_Supplied records_
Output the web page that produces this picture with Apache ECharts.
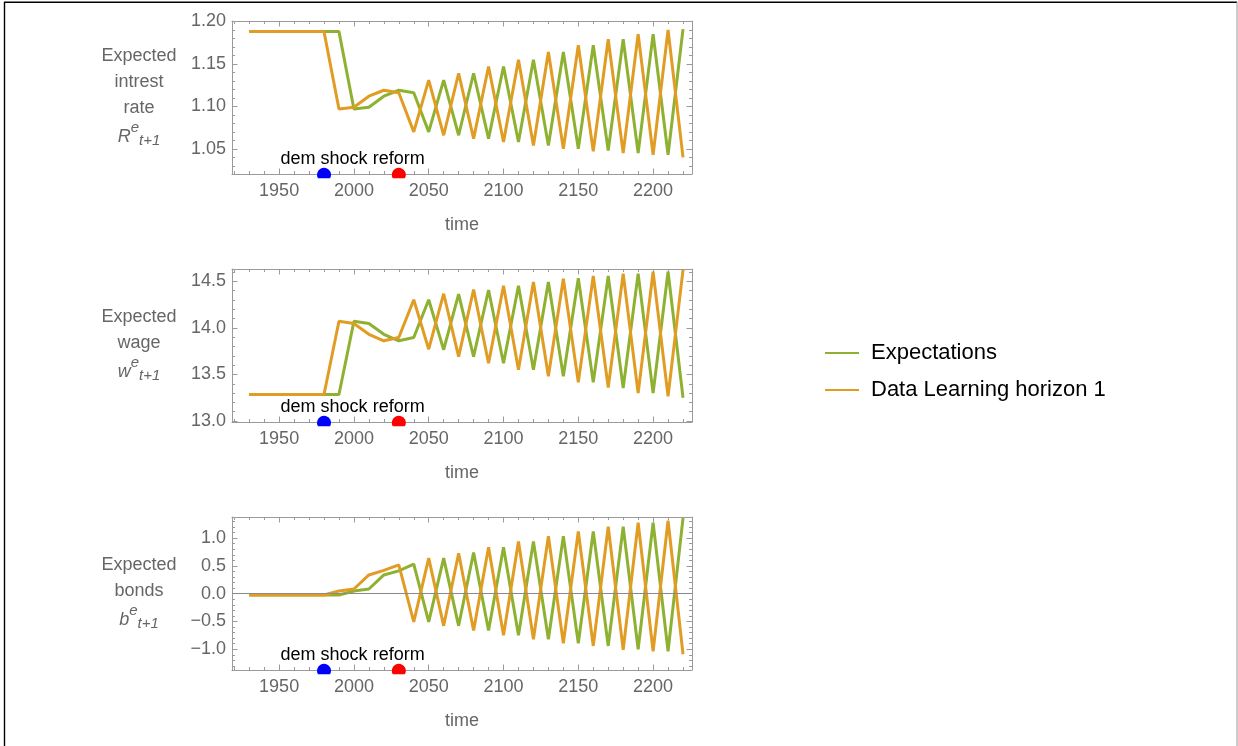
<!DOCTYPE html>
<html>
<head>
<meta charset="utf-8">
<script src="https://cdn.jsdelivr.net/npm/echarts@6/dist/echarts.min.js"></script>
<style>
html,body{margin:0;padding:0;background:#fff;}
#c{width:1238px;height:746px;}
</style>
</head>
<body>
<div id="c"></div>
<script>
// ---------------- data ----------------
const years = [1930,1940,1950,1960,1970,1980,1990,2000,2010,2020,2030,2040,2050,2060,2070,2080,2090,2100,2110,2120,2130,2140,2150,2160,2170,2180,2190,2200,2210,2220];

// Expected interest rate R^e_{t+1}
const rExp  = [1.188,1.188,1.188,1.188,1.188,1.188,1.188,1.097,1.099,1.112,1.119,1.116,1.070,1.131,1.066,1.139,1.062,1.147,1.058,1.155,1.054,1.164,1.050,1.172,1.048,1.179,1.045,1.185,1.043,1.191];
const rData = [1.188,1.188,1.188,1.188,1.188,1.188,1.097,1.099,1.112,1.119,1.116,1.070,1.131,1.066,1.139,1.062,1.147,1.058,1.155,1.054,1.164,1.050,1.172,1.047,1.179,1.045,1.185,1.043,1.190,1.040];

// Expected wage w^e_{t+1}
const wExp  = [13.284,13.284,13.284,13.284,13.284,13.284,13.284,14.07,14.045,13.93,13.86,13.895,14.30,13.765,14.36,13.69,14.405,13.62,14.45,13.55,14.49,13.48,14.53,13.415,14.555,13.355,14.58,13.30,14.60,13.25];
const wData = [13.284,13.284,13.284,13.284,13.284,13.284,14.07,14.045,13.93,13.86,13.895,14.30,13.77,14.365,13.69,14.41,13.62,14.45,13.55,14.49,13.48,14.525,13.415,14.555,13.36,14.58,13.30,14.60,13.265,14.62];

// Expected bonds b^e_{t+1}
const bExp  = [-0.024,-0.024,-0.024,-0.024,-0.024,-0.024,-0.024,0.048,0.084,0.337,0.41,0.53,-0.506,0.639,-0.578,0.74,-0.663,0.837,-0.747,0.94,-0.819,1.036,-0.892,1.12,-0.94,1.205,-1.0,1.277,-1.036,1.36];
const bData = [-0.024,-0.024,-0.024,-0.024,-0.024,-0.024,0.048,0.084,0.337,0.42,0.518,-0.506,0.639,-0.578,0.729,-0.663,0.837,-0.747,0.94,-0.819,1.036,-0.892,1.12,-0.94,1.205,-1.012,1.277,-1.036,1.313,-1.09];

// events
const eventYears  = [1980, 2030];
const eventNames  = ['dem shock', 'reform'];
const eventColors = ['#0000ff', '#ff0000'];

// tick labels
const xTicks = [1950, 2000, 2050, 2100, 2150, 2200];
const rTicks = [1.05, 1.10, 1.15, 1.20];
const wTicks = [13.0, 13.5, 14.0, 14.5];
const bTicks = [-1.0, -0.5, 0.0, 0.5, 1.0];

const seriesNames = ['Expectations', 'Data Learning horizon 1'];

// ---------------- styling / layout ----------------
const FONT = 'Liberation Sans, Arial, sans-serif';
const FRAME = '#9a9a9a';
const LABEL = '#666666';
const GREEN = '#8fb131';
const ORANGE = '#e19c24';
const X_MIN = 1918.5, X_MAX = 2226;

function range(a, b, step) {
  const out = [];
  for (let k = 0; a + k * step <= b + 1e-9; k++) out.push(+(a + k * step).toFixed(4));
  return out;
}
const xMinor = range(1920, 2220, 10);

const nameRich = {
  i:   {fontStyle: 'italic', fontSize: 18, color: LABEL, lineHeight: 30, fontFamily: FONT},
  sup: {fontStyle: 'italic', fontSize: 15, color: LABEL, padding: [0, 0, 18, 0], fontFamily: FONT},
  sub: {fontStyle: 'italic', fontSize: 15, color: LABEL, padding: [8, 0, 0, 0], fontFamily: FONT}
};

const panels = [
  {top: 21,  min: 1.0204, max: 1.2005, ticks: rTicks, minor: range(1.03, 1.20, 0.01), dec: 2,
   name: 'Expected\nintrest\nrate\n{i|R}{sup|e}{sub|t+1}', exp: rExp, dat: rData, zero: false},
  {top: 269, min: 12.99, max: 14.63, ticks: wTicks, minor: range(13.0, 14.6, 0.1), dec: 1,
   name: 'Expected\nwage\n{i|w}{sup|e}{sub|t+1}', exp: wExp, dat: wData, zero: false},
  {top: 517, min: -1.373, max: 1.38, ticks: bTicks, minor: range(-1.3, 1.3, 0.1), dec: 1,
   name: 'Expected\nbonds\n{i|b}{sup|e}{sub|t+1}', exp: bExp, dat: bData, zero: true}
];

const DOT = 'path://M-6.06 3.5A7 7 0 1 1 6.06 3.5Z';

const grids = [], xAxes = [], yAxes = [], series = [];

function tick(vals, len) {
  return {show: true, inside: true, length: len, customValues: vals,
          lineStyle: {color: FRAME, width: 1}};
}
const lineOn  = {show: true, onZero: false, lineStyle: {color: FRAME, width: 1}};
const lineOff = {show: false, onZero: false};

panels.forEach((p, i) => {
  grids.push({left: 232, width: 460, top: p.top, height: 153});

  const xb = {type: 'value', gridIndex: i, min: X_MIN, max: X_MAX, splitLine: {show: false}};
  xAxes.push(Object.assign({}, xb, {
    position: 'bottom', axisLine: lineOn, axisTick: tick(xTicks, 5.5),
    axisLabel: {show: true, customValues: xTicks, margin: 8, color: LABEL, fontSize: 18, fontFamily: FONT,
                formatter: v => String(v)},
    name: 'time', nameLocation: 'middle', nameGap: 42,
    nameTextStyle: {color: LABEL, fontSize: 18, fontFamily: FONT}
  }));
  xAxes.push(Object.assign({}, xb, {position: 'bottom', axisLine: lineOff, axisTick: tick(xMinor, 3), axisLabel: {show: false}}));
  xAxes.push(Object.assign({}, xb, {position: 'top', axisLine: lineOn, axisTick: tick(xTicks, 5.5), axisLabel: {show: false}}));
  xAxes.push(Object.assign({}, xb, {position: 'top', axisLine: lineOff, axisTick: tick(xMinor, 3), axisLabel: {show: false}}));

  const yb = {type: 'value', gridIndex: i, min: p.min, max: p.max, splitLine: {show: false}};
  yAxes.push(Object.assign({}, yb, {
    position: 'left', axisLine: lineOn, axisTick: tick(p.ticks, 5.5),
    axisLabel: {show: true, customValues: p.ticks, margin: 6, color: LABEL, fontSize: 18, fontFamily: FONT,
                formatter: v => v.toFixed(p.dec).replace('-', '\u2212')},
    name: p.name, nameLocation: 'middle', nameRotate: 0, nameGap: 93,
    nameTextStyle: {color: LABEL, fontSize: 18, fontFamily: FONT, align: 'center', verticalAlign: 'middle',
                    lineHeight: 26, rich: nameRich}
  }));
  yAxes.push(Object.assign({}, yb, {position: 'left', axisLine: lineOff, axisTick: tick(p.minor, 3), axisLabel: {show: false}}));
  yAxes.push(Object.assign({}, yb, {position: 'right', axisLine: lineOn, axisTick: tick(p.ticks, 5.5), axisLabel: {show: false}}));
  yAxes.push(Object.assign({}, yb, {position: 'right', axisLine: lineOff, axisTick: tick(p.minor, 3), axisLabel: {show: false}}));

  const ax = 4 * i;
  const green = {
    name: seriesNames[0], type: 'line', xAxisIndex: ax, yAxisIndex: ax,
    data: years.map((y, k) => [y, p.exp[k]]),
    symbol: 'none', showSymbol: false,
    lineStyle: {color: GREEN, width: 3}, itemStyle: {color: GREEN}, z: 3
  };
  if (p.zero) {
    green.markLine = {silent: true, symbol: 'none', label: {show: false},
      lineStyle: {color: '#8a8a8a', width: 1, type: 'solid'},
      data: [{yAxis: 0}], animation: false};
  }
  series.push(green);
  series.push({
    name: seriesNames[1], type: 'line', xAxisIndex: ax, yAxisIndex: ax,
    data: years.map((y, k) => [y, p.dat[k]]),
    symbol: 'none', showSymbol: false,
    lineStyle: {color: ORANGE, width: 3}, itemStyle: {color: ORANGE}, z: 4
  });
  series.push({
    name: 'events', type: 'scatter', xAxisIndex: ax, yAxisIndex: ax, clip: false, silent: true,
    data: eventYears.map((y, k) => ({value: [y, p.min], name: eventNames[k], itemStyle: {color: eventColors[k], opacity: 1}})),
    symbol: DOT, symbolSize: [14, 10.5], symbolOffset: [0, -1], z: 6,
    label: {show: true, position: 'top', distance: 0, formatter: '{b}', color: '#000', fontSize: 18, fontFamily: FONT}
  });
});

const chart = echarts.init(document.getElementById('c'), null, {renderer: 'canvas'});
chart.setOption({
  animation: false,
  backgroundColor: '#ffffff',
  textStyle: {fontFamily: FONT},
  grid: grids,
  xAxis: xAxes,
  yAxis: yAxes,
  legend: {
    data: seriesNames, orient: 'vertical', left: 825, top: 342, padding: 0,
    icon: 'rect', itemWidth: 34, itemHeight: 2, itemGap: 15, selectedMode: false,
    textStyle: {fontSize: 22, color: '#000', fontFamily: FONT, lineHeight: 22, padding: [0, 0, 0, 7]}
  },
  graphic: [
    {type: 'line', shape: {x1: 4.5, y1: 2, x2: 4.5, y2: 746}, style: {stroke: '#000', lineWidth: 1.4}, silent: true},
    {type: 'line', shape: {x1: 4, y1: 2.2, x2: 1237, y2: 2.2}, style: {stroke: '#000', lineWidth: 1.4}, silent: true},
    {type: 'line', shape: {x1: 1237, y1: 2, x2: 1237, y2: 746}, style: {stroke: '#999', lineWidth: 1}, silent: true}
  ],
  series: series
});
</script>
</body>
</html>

* * *

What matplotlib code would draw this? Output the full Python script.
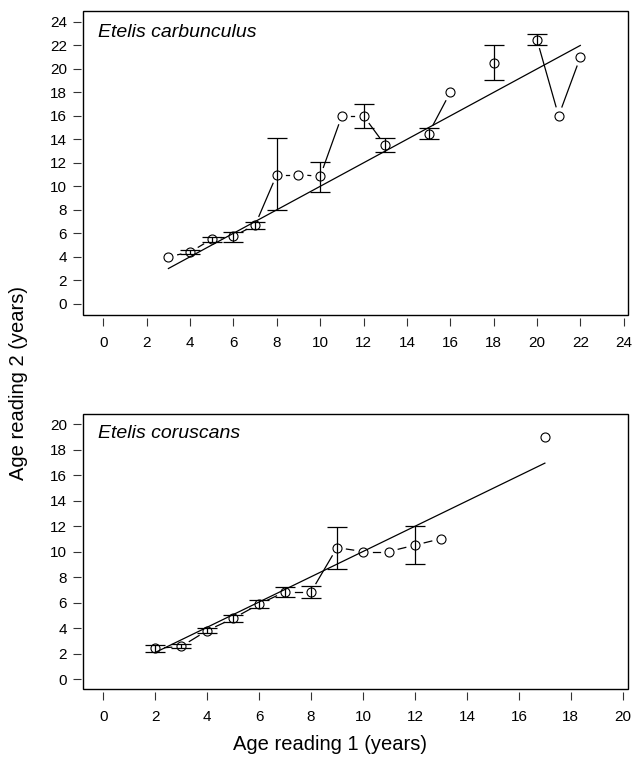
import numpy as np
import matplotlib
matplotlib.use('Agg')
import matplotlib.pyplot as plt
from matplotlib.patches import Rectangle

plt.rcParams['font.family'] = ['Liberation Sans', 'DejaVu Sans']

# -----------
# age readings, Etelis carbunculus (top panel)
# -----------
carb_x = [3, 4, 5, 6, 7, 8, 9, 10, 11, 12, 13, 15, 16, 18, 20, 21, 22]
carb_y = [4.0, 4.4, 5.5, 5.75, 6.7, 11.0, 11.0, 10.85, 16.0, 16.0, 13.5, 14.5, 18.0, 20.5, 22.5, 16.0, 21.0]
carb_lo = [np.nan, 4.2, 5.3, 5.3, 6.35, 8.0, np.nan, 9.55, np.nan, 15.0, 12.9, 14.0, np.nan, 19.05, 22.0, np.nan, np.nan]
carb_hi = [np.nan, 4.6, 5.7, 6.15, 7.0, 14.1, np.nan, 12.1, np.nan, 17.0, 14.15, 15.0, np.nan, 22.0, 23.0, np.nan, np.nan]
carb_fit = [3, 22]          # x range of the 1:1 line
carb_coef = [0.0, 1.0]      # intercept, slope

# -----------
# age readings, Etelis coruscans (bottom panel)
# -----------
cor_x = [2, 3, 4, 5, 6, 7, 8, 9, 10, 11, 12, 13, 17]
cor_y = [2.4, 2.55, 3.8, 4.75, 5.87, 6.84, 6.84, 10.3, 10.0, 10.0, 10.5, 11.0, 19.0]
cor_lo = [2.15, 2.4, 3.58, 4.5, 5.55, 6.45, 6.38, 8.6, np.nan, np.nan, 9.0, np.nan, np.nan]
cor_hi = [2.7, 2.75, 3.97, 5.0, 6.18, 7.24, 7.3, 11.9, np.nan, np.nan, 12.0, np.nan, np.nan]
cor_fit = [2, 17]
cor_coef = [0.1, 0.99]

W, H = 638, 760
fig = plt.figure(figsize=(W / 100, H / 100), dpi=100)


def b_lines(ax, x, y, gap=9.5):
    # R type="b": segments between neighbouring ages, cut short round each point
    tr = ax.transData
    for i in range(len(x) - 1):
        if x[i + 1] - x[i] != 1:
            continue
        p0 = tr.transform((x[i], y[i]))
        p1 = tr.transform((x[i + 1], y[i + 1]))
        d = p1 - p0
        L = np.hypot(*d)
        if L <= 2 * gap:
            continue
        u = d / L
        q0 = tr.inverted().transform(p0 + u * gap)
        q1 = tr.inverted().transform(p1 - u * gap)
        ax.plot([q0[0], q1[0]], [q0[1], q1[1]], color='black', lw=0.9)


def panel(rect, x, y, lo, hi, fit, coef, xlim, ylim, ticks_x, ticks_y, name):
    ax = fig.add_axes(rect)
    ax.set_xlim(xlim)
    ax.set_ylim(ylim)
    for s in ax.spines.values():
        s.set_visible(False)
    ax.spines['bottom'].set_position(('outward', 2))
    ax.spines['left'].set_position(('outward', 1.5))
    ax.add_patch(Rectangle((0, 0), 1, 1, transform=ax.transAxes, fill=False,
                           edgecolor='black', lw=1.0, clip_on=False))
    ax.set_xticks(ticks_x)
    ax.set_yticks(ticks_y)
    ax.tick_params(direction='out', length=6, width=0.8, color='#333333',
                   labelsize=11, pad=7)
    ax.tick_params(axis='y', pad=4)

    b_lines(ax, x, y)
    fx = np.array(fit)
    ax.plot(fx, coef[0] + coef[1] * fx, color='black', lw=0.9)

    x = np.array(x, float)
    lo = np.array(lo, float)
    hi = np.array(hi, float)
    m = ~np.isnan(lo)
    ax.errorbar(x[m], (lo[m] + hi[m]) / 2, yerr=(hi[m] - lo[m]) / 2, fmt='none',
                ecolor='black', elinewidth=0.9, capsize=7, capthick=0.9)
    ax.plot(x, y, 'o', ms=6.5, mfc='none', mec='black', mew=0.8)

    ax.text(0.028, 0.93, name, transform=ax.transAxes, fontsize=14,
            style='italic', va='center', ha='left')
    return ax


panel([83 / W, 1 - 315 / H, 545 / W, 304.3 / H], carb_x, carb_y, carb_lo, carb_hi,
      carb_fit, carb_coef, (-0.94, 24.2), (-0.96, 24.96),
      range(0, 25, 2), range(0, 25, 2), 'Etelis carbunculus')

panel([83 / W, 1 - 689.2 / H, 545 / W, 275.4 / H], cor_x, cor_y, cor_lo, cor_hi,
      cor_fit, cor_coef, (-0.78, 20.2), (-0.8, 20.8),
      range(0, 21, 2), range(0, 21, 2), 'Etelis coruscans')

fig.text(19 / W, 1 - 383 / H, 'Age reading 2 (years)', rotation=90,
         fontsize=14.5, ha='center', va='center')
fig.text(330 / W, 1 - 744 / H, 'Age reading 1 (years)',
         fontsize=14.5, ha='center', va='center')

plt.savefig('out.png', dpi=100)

_Given request_
Retype the section that opens with the line holding "What matplotlib code" and closes with the line holding "plt.rcParams['font.family'] = ['Liberation", exactly as it reads, without any pictures.

_The solution_
What matplotlib code would draw this? Output the full Python script.
import numpy as np
import matplotlib
matplotlib.use('Agg')
import matplotlib.pyplot as plt
from matplotlib.patches import Rectangle

plt.rcParams['font.family'] = ['Liberation Sans', 'DejaVu Sans']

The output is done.